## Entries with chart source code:
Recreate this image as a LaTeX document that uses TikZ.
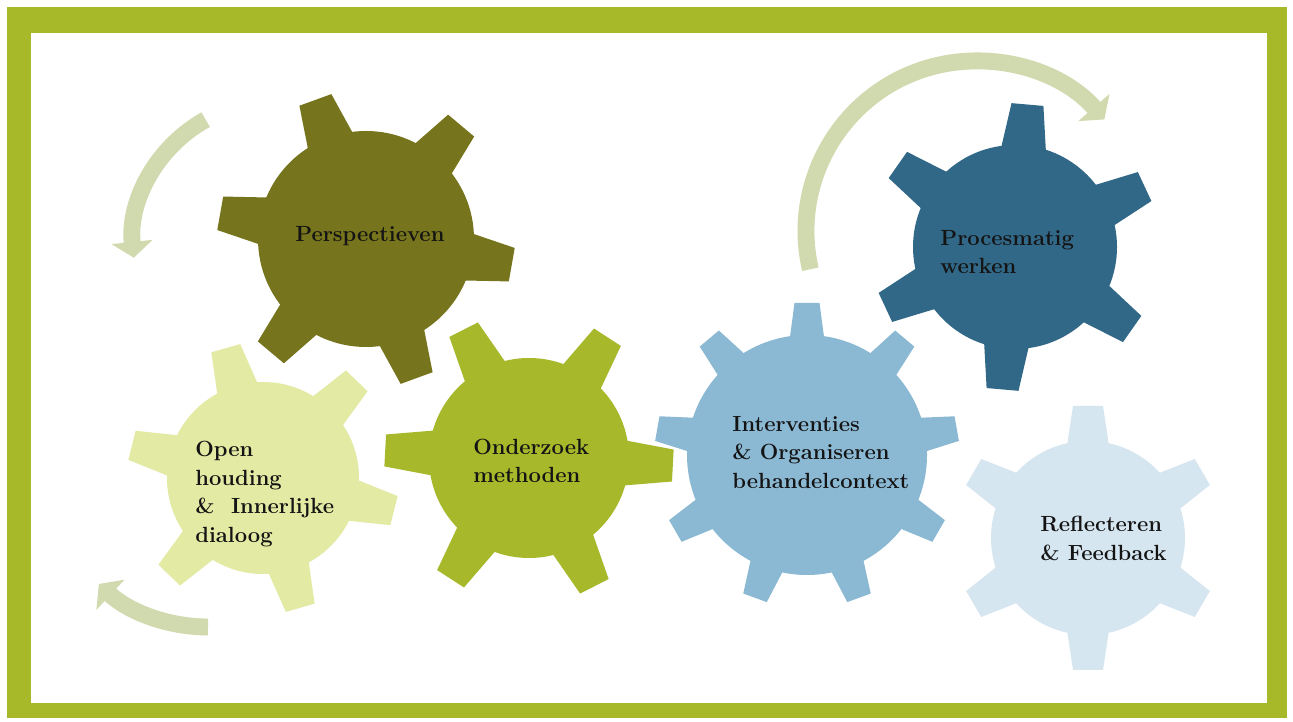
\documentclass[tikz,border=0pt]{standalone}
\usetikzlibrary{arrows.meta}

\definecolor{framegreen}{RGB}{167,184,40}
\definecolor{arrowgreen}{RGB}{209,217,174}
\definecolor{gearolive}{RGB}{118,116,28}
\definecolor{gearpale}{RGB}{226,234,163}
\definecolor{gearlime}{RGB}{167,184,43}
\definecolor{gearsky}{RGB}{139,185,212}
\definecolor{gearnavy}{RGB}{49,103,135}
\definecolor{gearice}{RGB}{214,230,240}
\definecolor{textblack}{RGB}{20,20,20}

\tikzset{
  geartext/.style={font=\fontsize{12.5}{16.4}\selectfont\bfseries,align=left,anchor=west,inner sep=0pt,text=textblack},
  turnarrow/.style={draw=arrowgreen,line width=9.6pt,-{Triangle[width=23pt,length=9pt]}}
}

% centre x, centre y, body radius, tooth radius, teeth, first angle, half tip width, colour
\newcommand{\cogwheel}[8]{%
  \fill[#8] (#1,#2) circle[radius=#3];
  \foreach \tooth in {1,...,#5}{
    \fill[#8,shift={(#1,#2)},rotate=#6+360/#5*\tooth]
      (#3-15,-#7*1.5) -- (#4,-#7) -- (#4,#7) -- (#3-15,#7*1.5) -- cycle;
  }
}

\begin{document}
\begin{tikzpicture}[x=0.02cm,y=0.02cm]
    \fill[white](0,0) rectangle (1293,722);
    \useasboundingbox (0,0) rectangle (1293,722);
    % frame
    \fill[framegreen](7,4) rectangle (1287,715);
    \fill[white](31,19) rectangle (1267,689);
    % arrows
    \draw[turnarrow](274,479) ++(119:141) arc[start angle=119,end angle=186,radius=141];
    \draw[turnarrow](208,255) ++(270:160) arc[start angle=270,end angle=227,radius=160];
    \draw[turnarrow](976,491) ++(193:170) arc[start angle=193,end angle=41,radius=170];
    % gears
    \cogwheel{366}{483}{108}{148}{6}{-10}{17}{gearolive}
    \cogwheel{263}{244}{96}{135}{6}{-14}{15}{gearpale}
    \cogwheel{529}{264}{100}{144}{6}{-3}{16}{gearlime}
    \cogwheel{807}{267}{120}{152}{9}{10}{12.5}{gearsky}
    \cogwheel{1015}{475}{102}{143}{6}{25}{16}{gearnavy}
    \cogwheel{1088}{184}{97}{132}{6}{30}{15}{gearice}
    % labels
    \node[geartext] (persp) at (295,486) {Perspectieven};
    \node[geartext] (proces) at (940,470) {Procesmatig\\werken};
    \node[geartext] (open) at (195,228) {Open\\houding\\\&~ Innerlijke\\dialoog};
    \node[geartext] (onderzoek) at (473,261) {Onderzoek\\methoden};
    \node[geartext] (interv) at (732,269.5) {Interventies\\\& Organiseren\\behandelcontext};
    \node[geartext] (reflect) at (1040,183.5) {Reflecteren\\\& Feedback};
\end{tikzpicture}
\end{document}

==

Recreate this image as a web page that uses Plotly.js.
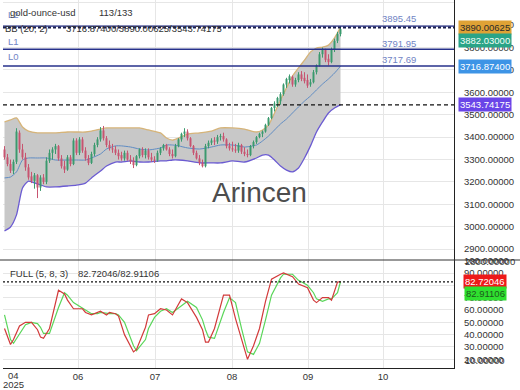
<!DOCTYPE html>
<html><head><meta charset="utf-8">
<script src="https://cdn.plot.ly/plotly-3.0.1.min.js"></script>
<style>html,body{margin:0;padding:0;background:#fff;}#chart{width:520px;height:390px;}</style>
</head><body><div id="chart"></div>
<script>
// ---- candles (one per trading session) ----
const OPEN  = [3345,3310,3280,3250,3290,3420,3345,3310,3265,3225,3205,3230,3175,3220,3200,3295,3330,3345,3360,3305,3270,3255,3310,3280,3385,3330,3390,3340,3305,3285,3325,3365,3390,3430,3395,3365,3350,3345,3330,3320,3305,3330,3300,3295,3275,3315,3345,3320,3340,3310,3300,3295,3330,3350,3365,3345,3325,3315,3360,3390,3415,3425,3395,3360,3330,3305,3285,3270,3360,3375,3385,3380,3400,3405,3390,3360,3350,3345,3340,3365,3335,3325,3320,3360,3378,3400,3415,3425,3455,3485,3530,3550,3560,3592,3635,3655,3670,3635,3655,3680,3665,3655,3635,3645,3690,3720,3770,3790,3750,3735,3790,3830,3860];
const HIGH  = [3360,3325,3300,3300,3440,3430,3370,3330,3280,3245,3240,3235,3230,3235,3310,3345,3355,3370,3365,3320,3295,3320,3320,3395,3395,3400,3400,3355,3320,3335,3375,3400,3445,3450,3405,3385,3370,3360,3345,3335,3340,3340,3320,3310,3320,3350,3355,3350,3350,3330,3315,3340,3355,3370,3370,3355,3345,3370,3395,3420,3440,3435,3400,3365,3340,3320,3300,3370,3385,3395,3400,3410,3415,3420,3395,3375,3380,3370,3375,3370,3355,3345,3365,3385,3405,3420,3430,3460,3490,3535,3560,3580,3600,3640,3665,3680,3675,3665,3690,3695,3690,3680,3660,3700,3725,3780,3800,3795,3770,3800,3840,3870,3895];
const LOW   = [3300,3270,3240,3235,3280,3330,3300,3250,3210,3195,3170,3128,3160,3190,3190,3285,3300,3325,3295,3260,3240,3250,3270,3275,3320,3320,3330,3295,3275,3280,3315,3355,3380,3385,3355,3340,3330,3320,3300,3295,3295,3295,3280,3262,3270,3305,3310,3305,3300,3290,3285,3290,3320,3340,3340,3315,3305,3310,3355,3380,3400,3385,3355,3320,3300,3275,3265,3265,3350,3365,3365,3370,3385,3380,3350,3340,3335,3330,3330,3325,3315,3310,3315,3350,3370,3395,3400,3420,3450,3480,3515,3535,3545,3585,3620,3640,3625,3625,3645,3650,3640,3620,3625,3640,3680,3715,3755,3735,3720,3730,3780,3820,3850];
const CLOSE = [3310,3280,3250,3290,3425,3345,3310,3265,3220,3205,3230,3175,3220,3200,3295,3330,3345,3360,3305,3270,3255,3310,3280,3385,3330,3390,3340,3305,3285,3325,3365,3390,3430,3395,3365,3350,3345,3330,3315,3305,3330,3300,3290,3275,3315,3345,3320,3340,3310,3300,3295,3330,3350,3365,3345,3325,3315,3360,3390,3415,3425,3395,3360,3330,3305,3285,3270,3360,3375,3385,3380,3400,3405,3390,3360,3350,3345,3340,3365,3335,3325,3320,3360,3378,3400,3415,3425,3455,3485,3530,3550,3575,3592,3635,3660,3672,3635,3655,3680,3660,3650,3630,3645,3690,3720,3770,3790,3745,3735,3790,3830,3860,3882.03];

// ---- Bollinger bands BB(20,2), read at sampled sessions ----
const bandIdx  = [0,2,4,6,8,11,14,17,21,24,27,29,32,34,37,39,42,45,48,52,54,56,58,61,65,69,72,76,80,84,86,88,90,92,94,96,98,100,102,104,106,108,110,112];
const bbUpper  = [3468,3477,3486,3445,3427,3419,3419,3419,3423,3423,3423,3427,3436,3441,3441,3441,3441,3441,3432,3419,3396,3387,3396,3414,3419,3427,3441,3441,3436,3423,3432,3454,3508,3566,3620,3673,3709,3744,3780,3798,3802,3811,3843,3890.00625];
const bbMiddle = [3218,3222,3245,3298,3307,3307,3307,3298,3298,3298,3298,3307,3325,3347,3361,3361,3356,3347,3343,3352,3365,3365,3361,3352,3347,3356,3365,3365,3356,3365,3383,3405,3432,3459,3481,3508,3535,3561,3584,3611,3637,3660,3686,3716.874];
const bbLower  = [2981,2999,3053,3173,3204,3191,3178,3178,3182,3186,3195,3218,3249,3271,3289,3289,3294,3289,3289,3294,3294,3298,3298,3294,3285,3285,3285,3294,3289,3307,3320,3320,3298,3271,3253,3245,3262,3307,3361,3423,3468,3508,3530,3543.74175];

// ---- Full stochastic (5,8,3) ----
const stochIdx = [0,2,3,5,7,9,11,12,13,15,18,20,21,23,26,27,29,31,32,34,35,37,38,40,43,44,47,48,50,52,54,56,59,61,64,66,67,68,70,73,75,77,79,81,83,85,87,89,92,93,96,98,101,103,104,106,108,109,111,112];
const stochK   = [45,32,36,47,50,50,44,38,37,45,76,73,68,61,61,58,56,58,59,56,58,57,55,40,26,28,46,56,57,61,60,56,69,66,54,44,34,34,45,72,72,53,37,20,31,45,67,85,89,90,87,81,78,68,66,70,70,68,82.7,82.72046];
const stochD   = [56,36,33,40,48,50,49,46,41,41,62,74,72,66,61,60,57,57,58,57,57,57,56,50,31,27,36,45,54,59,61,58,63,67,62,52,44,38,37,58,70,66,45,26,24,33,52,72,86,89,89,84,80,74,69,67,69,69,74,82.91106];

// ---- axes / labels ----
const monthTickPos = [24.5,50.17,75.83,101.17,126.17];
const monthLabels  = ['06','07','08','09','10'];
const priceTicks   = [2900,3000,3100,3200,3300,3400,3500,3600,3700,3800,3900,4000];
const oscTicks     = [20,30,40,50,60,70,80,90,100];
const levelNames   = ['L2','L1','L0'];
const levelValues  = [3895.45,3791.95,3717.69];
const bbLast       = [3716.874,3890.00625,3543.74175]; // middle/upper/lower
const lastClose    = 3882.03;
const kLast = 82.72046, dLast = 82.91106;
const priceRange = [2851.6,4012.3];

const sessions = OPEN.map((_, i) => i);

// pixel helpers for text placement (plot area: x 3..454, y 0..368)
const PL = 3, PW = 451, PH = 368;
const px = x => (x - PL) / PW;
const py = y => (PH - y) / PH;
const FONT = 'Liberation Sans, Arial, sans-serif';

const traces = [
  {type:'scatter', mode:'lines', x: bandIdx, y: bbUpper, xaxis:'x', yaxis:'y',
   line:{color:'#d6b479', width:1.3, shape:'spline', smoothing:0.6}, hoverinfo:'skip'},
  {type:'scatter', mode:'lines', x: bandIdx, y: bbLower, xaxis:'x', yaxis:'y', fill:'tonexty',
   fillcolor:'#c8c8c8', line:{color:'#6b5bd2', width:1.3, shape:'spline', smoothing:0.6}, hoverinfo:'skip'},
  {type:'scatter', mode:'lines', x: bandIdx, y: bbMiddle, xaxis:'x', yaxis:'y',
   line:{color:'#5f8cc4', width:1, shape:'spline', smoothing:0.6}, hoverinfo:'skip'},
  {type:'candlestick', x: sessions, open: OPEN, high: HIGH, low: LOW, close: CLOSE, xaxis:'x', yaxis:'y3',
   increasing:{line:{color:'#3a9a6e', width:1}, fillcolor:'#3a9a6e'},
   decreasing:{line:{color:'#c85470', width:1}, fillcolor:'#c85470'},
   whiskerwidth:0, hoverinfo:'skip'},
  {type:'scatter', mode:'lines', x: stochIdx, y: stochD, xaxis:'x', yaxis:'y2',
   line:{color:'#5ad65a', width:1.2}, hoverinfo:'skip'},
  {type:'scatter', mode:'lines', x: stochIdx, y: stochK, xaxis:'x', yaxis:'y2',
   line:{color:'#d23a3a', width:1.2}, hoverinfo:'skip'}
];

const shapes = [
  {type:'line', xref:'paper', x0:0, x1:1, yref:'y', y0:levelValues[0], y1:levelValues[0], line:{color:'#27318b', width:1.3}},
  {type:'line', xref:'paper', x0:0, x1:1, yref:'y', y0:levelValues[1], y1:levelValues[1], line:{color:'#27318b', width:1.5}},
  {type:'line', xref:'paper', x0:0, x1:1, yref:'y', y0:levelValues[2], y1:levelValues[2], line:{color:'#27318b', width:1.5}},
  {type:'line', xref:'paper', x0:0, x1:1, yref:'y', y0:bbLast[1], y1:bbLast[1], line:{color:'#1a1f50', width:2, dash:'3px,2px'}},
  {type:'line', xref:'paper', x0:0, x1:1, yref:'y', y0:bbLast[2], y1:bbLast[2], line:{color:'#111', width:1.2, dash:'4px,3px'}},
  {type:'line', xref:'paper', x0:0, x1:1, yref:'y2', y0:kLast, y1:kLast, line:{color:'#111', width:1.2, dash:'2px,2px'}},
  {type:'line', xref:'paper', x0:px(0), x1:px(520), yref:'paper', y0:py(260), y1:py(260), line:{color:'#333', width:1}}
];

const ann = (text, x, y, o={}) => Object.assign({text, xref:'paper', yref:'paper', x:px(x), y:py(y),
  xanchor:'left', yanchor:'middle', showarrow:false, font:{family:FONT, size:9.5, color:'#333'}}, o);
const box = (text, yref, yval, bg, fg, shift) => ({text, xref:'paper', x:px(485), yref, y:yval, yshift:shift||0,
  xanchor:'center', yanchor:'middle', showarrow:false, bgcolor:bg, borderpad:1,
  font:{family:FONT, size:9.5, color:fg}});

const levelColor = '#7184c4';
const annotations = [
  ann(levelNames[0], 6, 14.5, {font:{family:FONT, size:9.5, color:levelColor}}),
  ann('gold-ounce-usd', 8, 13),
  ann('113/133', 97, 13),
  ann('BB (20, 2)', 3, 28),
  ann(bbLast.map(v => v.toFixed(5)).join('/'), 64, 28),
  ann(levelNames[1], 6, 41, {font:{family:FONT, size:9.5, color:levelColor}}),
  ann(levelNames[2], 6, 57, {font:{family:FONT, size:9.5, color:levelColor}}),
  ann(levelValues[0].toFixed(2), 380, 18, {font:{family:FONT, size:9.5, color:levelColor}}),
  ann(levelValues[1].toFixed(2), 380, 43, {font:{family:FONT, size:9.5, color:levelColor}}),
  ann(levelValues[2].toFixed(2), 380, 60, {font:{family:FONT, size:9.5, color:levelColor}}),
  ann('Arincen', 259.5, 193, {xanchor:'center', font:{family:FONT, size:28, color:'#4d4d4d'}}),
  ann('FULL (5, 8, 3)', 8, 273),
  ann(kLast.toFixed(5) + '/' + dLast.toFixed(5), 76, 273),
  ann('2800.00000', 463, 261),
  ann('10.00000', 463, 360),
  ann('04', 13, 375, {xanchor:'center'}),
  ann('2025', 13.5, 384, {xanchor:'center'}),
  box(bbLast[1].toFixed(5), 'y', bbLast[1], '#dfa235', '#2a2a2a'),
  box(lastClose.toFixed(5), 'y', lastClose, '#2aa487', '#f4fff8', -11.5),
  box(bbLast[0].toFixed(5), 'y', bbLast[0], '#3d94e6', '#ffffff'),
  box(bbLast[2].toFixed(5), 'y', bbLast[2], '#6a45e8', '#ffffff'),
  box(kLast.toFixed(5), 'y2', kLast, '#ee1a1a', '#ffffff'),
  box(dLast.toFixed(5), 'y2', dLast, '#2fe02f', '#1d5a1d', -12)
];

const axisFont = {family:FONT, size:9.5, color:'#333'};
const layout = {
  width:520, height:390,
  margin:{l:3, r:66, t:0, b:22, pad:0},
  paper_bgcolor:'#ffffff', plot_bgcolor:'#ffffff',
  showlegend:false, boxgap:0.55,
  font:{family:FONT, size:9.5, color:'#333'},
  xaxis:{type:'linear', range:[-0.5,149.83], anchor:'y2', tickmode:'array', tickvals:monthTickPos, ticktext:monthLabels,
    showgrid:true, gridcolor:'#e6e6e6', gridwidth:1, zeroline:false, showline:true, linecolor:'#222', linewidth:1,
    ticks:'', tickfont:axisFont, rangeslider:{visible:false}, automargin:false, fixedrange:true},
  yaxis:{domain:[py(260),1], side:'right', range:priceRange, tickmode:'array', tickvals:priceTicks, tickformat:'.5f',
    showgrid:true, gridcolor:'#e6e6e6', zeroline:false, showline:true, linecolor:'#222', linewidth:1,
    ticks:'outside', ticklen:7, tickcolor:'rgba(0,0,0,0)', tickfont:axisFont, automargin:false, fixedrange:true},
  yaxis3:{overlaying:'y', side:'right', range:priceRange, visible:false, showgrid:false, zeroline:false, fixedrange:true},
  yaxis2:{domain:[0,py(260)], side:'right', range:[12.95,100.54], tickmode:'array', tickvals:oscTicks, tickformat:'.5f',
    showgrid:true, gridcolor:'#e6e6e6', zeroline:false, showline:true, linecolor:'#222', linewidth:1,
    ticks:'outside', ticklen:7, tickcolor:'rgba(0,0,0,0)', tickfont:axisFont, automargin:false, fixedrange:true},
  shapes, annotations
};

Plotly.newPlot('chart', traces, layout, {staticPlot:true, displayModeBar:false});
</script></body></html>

--

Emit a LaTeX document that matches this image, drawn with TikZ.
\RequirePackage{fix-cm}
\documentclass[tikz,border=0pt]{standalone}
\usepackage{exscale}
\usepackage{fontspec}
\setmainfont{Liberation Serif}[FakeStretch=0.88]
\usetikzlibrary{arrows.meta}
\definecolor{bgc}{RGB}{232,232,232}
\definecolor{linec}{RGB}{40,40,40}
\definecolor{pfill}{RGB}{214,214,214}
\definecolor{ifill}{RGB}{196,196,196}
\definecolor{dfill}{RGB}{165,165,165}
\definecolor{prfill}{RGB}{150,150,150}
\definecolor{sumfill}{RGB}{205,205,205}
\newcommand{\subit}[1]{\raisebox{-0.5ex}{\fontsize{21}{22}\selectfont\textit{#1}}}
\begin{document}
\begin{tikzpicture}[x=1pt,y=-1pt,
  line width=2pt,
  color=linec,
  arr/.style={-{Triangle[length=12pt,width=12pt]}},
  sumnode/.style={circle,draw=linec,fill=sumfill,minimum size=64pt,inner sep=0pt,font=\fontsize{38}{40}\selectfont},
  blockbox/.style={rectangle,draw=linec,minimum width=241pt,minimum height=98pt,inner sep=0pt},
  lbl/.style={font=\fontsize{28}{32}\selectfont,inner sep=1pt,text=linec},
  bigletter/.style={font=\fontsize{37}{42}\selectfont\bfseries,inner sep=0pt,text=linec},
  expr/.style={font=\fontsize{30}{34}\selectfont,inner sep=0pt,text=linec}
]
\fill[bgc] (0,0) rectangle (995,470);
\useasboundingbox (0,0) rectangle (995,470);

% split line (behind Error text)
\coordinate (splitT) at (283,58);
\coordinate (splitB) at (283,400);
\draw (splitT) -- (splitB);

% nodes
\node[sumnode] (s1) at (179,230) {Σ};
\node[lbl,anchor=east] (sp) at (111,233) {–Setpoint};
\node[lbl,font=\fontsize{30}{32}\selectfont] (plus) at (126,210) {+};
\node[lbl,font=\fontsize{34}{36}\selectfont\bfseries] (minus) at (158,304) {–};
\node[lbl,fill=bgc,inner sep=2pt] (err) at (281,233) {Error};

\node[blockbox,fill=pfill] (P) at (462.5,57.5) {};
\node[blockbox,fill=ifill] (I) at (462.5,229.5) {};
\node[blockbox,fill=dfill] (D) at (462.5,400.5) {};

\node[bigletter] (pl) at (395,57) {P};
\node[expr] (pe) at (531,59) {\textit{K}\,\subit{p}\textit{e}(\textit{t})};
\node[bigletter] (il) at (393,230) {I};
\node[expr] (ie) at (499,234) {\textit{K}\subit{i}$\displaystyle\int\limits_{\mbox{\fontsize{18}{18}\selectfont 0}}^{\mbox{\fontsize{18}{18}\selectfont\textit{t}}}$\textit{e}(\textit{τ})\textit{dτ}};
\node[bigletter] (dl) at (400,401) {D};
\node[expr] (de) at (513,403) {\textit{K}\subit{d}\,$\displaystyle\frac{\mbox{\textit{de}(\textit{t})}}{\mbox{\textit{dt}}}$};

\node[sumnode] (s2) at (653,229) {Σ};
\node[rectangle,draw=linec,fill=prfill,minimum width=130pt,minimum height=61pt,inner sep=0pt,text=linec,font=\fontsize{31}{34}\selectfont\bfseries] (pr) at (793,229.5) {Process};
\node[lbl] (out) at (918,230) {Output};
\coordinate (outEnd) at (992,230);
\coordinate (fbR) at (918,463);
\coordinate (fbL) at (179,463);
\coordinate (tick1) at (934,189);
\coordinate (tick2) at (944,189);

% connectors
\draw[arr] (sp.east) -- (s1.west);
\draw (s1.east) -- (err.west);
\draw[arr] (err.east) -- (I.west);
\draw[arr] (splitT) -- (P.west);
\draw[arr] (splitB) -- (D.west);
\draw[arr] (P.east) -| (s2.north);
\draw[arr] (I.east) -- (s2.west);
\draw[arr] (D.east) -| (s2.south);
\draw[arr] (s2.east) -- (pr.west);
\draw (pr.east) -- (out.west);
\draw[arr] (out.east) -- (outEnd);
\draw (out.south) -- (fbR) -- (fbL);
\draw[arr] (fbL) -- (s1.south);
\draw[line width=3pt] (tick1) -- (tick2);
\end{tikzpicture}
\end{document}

## Work to do:
Look through the material above and pick out each line holding the word "that".

## Written solution:
Recreate this image as a LaTeX document that uses TikZ.
Recreate this image as a web page that uses Plotly.js.
Emit a LaTeX document that matches this image, drawn with TikZ.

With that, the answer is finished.